* Start Source material *

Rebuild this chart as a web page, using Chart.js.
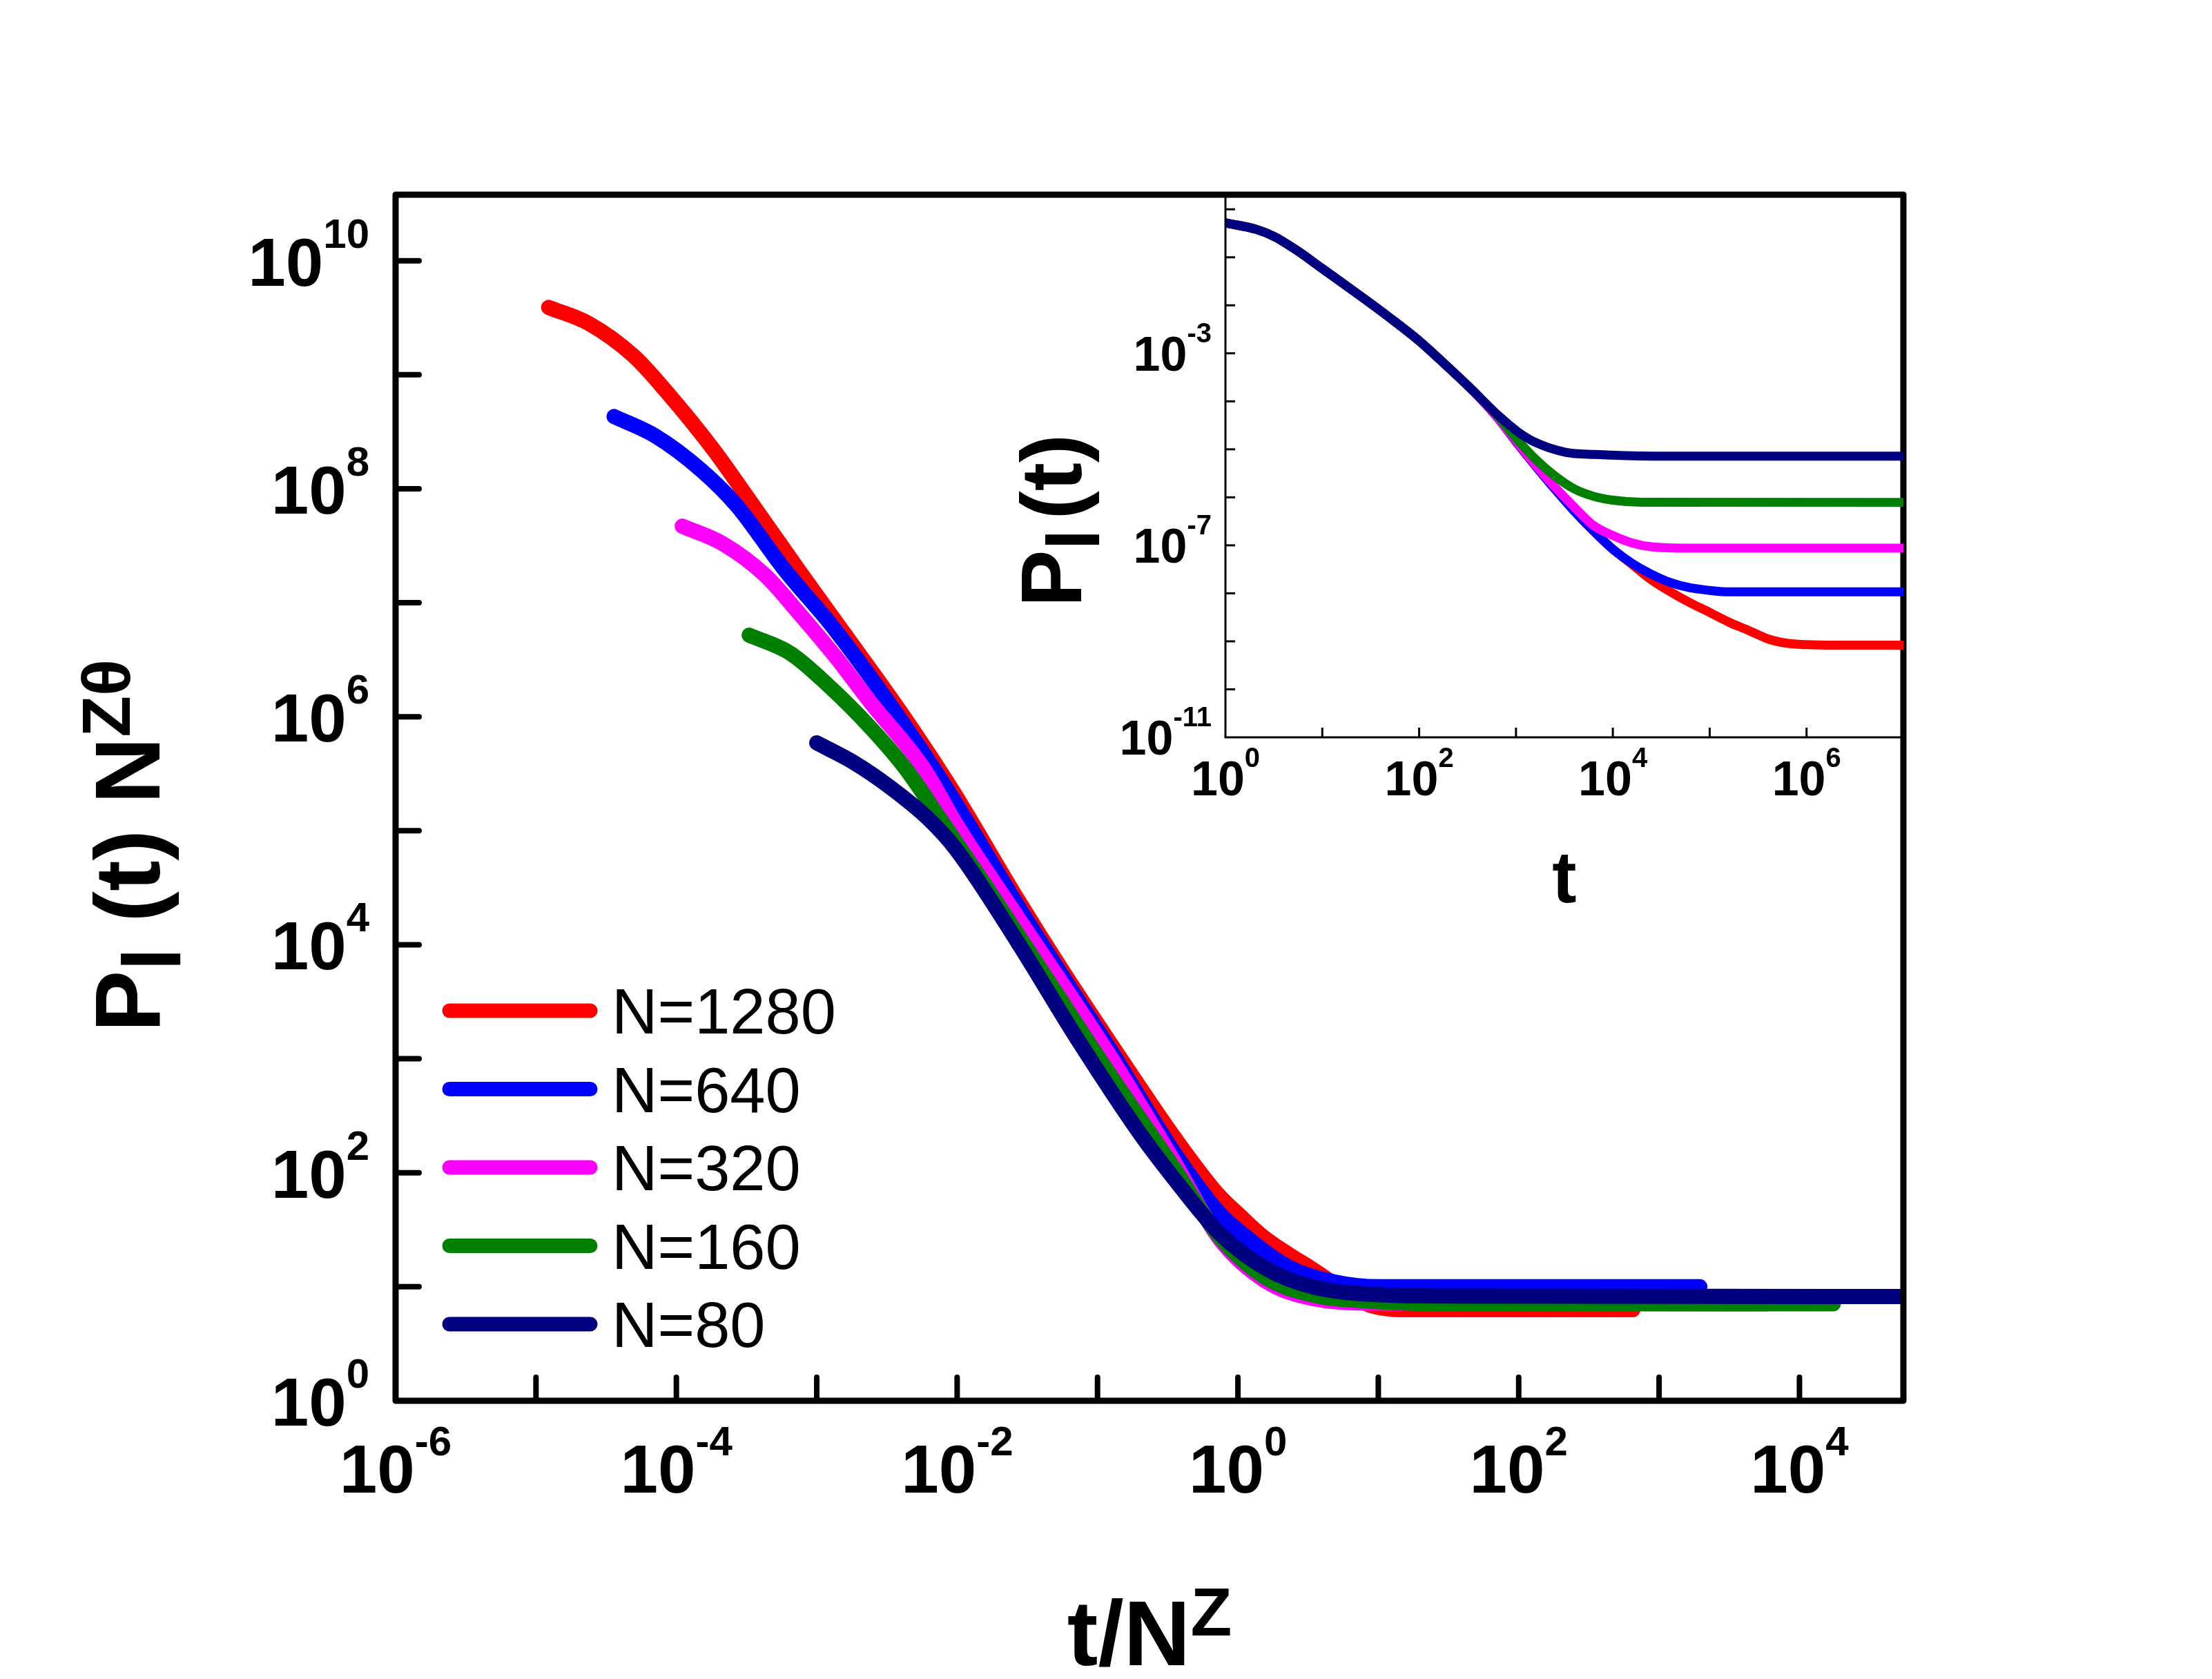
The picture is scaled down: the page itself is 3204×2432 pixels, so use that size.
<!DOCTYPE html>
<html>
<head>
<meta charset="utf-8">
<script src="https://cdn.jsdelivr.net/npm/chart.js@4.4.1/dist/chart.umd.min.js"></script>
<style>
  html, body { margin: 0; padding: 0; background: #fff; }
  #wrap { position: relative; width: 3204px; height: 2432px; background: #fff; }
  #mainChart { position: absolute; left: 0; top: 0; }
  #insetChart { position: absolute; left: 1300px; top: 200px; }
</style>
</head>
<body>
<div id="wrap">
  <canvas id="mainChart" width="3204" height="2432"></canvas>
  <canvas id="insetChart" width="1500" height="1232"></canvas>
</div>
<script>
// ── Main panel: scaled data, x = t/N^z, y = P(t) N^(z theta) ──────────────
const main1280X = [1.23e-5, 2.4e-5, 5.0e-5, 8.5e-5, 1.82e-4, 3.4e-4, 7.6e-4, 1.82e-3, 4.3e-3, 9.1e-3, 0.027, 0.058, 0.123, 0.33, 0.51, 0.71, 1.08, 1.51, 2.32, 3.24, 4.07, 6.3, 8.7, 15.1, 650];
const main1280Y = [3.9e9, 2.8e9, 1.45e9, 7.1e8, 2.24e8, 7.6e7, 1.86e7, 4.2e6, 9.5e5, 2.34e5, 2.5e4, 5600, 1380, 229, 110, 66, 40, 27.5, 19.1, 14.8, 12.3, 8.5, 6.9, 6.3, 6.3];

const main640X = [3.6e-5, 7.1e-5, 1.51e-4, 2.7e-4, 5.8e-4, 1.35e-3, 4.6e-3, 9.1e-3, 0.027, 0.058, 0.123, 0.35, 0.74, 1.08, 2.32, 4.9, 10, 1950];
const main640Y = [4.3e8, 2.9e8, 1.45e8, 7.1e7, 2.0e7, 5.8e6, 7.2e5, 2.0e5, 2.2e4, 5000, 1200, 151, 44, 29, 14.8, 11, 10, 10];

const main320X = [1.1e-4, 2.14e-4, 4.3e-4, 7.6e-4, 1.35e-3, 2.4e-3, 5.8e-3, 9.8e-3, 0.027, 0.123, 0.35, 0.74, 1.58, 3.4, 10, 5900];
const main320Y = [4.7e7, 3.3e7, 1.74e7, 7.9e6, 3.4e6, 1.35e6, 3.5e5, 1.15e5, 1.74e4, 1050, 126, 26.3, 11.2, 7.9, 7.2, 7.1];

const main160X = [3.3e-4, 6.5e-4, 1.2e-3, 2.4e-3, 4.3e-3, 7.6e-3, 0.0162, 0.0447, 0.123, 0.35, 0.74, 1.58, 3.4, 10, 31.6, 1.74e4];
const main160Y = [5.2e6, 3.6e6, 1.9e6, 8.1e5, 3.5e5, 1.26e5, 3.2e4, 4800, 720, 110, 27.5, 12, 8.5, 7.4, 7.1, 7.1];

const main80X = [1.0e-3, 1.82e-3, 3.2e-3, 6.3e-3, 9.8e-3, 0.027, 0.072, 0.204, 0.35, 0.74, 1.58, 3.4, 10.5, 31.6, 5.5e4];
const main80Y = [5.9e5, 4.0e5, 2.5e5, 1.26e5, 6.9e4, 1.05e4, 1480, 214, 89, 29.5, 14.5, 10, 8.5, 8.3, 8.2];

// ── Inset: raw P(t) against t ─────────────────────────────────────────────
const insetEarlyT = [1, 2.1, 3.2, 5.6, 9.8, 23, 47, 100, 190, 390];
const insetEarlyP = [0.52, 0.38, 0.27, 0.135, 0.060, 0.0174, 6.0e-3, 1.82e-3, 5.6e-4, 1.41e-4];

const inset1280T = [630, 1000, 1580, 2510, 3980, 6300, 1e4, 1.58e4, 2.5e4, 4e4, 6.3e4, 1e5, 1.58e5, 2.5e5, 4e5, 6.3e5, 1e6, 2e6, 1e7];
const inset1280P = [4.8e-5, 1.45e-5, 4.6e-6, 1.5e-6, 5.2e-7, 2.0e-7, 8.3e-8, 4.0e-8, 1.9e-8, 1.05e-8, 6.3e-9, 4.0e-9, 2.5e-9, 1.7e-9, 1.12e-9, 9.1e-10, 8.5e-10, 8.3e-10, 8.3e-10];

const inset640T = [630, 1000, 1580, 2510, 3980, 6300, 1e4, 1.58e4, 2.5e4, 4e4, 6.3e4, 1e5, 1.58e5, 1e7];
const inset640P = [4.8e-5, 1.45e-5, 4.6e-6, 1.5e-6, 5.2e-7, 2.0e-7, 8.3e-8, 4.2e-8, 2.5e-8, 1.66e-8, 1.3e-8, 1.15e-8, 1.07e-8, 1.07e-8];

const inset320T = [630, 1000, 1580, 2510, 3980, 6300, 1e4, 1.58e4, 2.5e4, 6.3e4, 1e7];
const inset320P = [4.8e-5, 1.5e-5, 4.8e-6, 1.66e-6, 6.3e-7, 2.6e-7, 1.6e-7, 1.12e-7, 9.3e-8, 8.7e-8, 8.7e-8];

const inset160T = [630, 1000, 1580, 2510, 3980, 6300, 1e4, 2e4, 1e7];
const inset160P = [5.2e-5, 1.7e-5, 6.3e-6, 2.8e-6, 1.5e-6, 1.05e-6, 8.7e-7, 7.9e-7, 7.8e-7];

const inset80T = [676, 1050, 1580, 3240, 6600, 2.7e4, 1e7];
const inset80P = [4.8e-5, 2.3e-5, 1.4e-5, 8.7e-6, 7.8e-6, 7.2e-6, 7.2e-6];

// ── Series, axes, tick labels ─────────────────────────────────────────────
const seriesLabels = ['N=1280', 'N=640', 'N=320', 'N=160', 'N=80'];
const seriesColors = ['#ff0000', '#0000ff', '#ff00ff', '#008000', '#000080'];

const mainXTickExp = [-5, -4, -3, -2, -1, 0, 1, 2, 3, 4];
const mainXLabelExp = [-6, -4, -2, 0, 2, 4];
const mainYTickExp = [1, 2, 3, 4, 5, 6, 7, 8, 9, 10];
const mainYLabelExp = [0, 2, 4, 6, 8, 10];

const insetXTickExp = [1, 2, 3, 4, 5, 6];
const insetXLabelExp = [0, 2, 4, 6];
const insetYTickExp = [-10, -9, -8, -7, -6, -5, -4, -3, -2, -1, 0];
const insetYLabelExp = [-11, -7, -3];

const FONT = '"Liberation Sans", Arial, Helvetica, sans-serif';

const zip = (xs, ys) => xs.map((v, i) => ({ x: v, y: ys[i] }));

const mainSets = [
  zip(main1280X, main1280Y), zip(main640X, main640Y), zip(main320X, main320Y),
  zip(main160X, main160Y), zip(main80X, main80Y)
];
const insetSets = [
  zip(insetEarlyT.concat(inset1280T), insetEarlyP.concat(inset1280P)),
  zip(insetEarlyT.concat(inset640T), insetEarlyP.concat(inset640P)),
  zip(insetEarlyT.concat(inset320T), insetEarlyP.concat(inset320P)),
  zip(insetEarlyT.concat(inset160T), insetEarlyP.concat(inset160P)),
  zip(insetEarlyT.concat(inset80T), insetEarlyP.concat(inset80P))
];

function makeDatasets(sets, width) {
  return sets.map((pts, i) => ({
    label: seriesLabels[i],
    data: pts,
    borderColor: seriesColors[i],
    backgroundColor: seriesColors[i],
    borderWidth: width,
    borderCapStyle: 'round',
    borderJoinStyle: 'round',
    pointRadius: 0,
    cubicInterpolationMode: 'monotone',
    clip: 0,
    // first series at the bottom, N=80 on top
    order: sets.length - i
  }));
}

// "10" with a raised exponent
function drawPow(ctx, exp, x, y, base, sup, rise, align) {
  ctx.font = `bold ${base}px ${FONT}`;
  const w1 = ctx.measureText('10').width;
  ctx.font = `bold ${sup}px ${FONT}`;
  const w2 = ctx.measureText(String(exp)).width;
  const left = align === 'center' ? x - (w1 + w2) / 2 : x - (w1 + w2);
  ctx.textAlign = 'left';
  ctx.textBaseline = 'alphabetic';
  ctx.font = `bold ${base}px ${FONT}`;
  ctx.fillText('10', left, y);
  ctx.font = `bold ${sup}px ${FONT}`;
  ctx.fillText(String(exp), left + w1, y - rise);
}

// text made of runs with their own size / vertical shift, centred on (x, y)
function drawRuns(ctx, runs, x, y, rotate) {
  ctx.save();
  ctx.translate(x, y);
  if (rotate) ctx.rotate(-Math.PI / 2);
  ctx.textAlign = 'left';
  ctx.textBaseline = 'alphabetic';
  let total = 0;
  runs.forEach(r => {
    ctx.font = `${r.weight || 'bold'} ${r.size}px ${FONT}`;
    r.w = ctx.measureText(r.t).width + (r.gap || 0);
    total += r.w;
  });
  let cx = -total / 2;
  runs.forEach(r => {
    ctx.font = `${r.weight || 'bold'} ${r.size}px ${FONT}`;
    ctx.fillText(r.t, cx + (r.gap || 0), r.dy || 0);
    cx += r.w;
  });
  ctx.restore();
}

function seg(ctx, x1, y1, x2, y2) {
  ctx.beginPath();
  ctx.moveTo(x1, y1);
  ctx.lineTo(x2, y2);
  ctx.stroke();
}

const mainDecor = {
  id: 'mainDecor',
  afterDatasetsDraw(chart) {
    const { ctx, chartArea: a, scales: { x, y } } = chart;
    ctx.save();
    ctx.strokeStyle = '#000';
    ctx.fillStyle = '#000';

    // inward ticks
    ctx.lineWidth = 8;
    ctx.lineCap = 'round';
    mainXTickExp.forEach(e => {
      const px = x.getPixelForValue(Math.pow(10, e));
      seg(ctx, px, a.bottom, px, a.bottom - 34);
    });
    mainYTickExp.forEach(e => {
      const py = y.getPixelForValue(Math.pow(10, e));
      seg(ctx, a.left, py, a.left + 34, py);
    });

    // frame
    ctx.lineWidth = 9;
    ctx.lineCap = 'butt';
    ctx.lineJoin = 'round';
    ctx.strokeRect(a.left, a.top, a.right - a.left, a.bottom - a.top);

    // tick labels
    mainXLabelExp.forEach(e => {
      const px = x.getPixelForValue(Math.pow(10, e));
      drawPow(ctx, e, px, a.bottom + 133, 98, 60, 54, 'center');
    });
    mainYLabelExp.forEach(e => {
      const py = y.getPixelForValue(Math.pow(10, e));
      drawPow(ctx, e, a.left - 38, py + 36, 98, 60, 55, 'right');
    });

    // axis titles
    drawRuns(ctx, [
      { t: 't/N', size: 134 },
      { t: 'Z', size: 98, dy: -43 }
    ], (a.left + a.right) / 2, a.bottom + 383, false);

    drawRuns(ctx, [
      { t: 'P', size: 134 },
      { t: 'l', size: 118, dy: 30 },
      { t: ' (t) N', size: 134 },
      { t: 'Zθ', size: 98, dy: -43 }
    ], 231, 1225, true);

    // legend
    chart.data.datasets.forEach((ds, i) => {
      const ry = a.top + 1182 + i * 113.5;
      ctx.strokeStyle = ds.borderColor;
      ctx.lineWidth = 21;
      ctx.lineCap = 'round';
      seg(ctx, a.left + 78, ry, a.left + 282, ry);
      ctx.fillStyle = '#000';
      ctx.font = `92px ${FONT}`;
      ctx.textAlign = 'left';
      ctx.textBaseline = 'alphabetic';
      ctx.fillText(ds.label, a.left + 313, ry + 33);
    });
    ctx.restore();
  }
};

const insetDecor = {
  id: 'insetDecor',
  afterDatasetsDraw(chart) {
    const { ctx, chartArea: a, scales: { x, y } } = chart;
    ctx.save();
    ctx.strokeStyle = '#000';
    ctx.fillStyle = '#000';
    ctx.lineWidth = 3;
    ctx.lineCap = 'butt';
    insetXTickExp.forEach(e => {
      const px = x.getPixelForValue(Math.pow(10, e));
      seg(ctx, px, a.bottom, px, a.bottom - 14);
    });
    insetYTickExp.forEach(e => {
      const py = y.getPixelForValue(Math.pow(10, e));
      seg(ctx, a.left, py, a.left + 14, py);
    });
    // left and bottom axis lines (top/right are the main frame)
    ctx.beginPath();
    ctx.moveTo(a.left, a.top);
    ctx.lineTo(a.left, a.bottom);
    ctx.lineTo(a.right, a.bottom);
    ctx.stroke();

    insetXLabelExp.forEach(e => {
      const px = x.getPixelForValue(Math.pow(10, e));
      drawPow(ctx, e, px, a.bottom + 84, 70, 40, 41, 'center');
    });
    insetYLabelExp.forEach(e => {
      const py = y.getPixelForValue(Math.pow(10, e));
      drawPow(ctx, e, a.left - 20, py + 25, 70, 40, 41, 'right');
    });

    drawRuns(ctx, [{ t: 't', size: 106 }], (a.left + a.right) / 2, a.bottom + 239, false);
    drawRuns(ctx, [
      { t: 'P', size: 124 },
      { t: 'l', size: 108, dy: 26 },
      { t: '(t)', size: 124, gap: 14 }
    ], 266, 554, true);
    ctx.restore();
  }
};

const logAxis = (min, max) => ({
  type: 'logarithmic',
  min: min,
  max: max,
  display: false
});

new Chart(document.getElementById('mainChart'), {
  type: 'line',
  data: { datasets: makeDatasets(mainSets, 22) },
  options: {
    responsive: false,
    animation: false,
    devicePixelRatio: 1,
    layout: { padding: { left: 573, top: 282, right: 447, bottom: 403 } },
    plugins: { legend: { display: false }, tooltip: { enabled: false } },
    scales: {
      x: logAxis(1e-6, 5.5e4),
      y: logAxis(1, 3.8e10)
    }
  },
  plugins: [mainDecor]
});

new Chart(document.getElementById('insetChart'), {
  type: 'line',
  data: { datasets: makeDatasets(insetSets, 13) },
  options: {
    responsive: false,
    animation: false,
    devicePixelRatio: 1,
    layout: { padding: { left: 475, top: 83, right: 43, bottom: 364 } },
    plugins: { legend: { display: false }, tooltip: { enabled: false } },
    scales: {
      x: logAxis(1, 1e7),
      y: logAxis(1e-11, 1.95)
    }
  },
  plugins: [insetDecor]
});
</script>
</body>
</html>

* End Source material *

_Stated problem_:
Print the lines from the line with "The picture is" to the line with "11, 10, 10];" exactly, and print nothing else. Both of those lines are included.

_Correct response_:
The picture is scaled down: the page itself is 3204×2432 pixels, so use that size.
<!DOCTYPE html>
<html>
<head>
<meta charset="utf-8">
<script src="https://cdn.jsdelivr.net/npm/chart.js@4.4.1/dist/chart.umd.min.js"></script>
<style>
  html, body { margin: 0; padding: 0; background: #fff; }
  #wrap { position: relative; width: 3204px; height: 2432px; background: #fff; }
  #mainChart { position: absolute; left: 0; top: 0; }
  #insetChart { position: absolute; left: 1300px; top: 200px; }
</style>
</head>
<body>
<div id="wrap">
  <canvas id="mainChart" width="3204" height="2432"></canvas>
  <canvas id="insetChart" width="1500" height="1232"></canvas>
</div>
<script>
// ── Main panel: scaled data, x = t/N^z, y = P(t) N^(z theta) ──────────────
const main1280X = [1.23e-5, 2.4e-5, 5.0e-5, 8.5e-5, 1.82e-4, 3.4e-4, 7.6e-4, 1.82e-3, 4.3e-3, 9.1e-3, 0.027, 0.058, 0.123, 0.33, 0.51, 0.71, 1.08, 1.51, 2.32, 3.24, 4.07, 6.3, 8.7, 15.1, 650];
const main1280Y = [3.9e9, 2.8e9, 1.45e9, 7.1e8, 2.24e8, 7.6e7, 1.86e7, 4.2e6, 9.5e5, 2.34e5, 2.5e4, 5600, 1380, 229, 110, 66, 40, 27.5, 19.1, 14.8, 12.3, 8.5, 6.9, 6.3, 6.3];

const main640X = [3.6e-5, 7.1e-5, 1.51e-4, 2.7e-4, 5.8e-4, 1.35e-3, 4.6e-3, 9.1e-3, 0.027, 0.058, 0.123, 0.35, 0.74, 1.08, 2.32, 4.9, 10, 1950];
const main640Y = [4.3e8, 2.9e8, 1.45e8, 7.1e7, 2.0e7, 5.8e6, 7.2e5, 2.0e5, 2.2e4, 5000, 1200, 151, 44, 29, 14.8, 11, 10, 10];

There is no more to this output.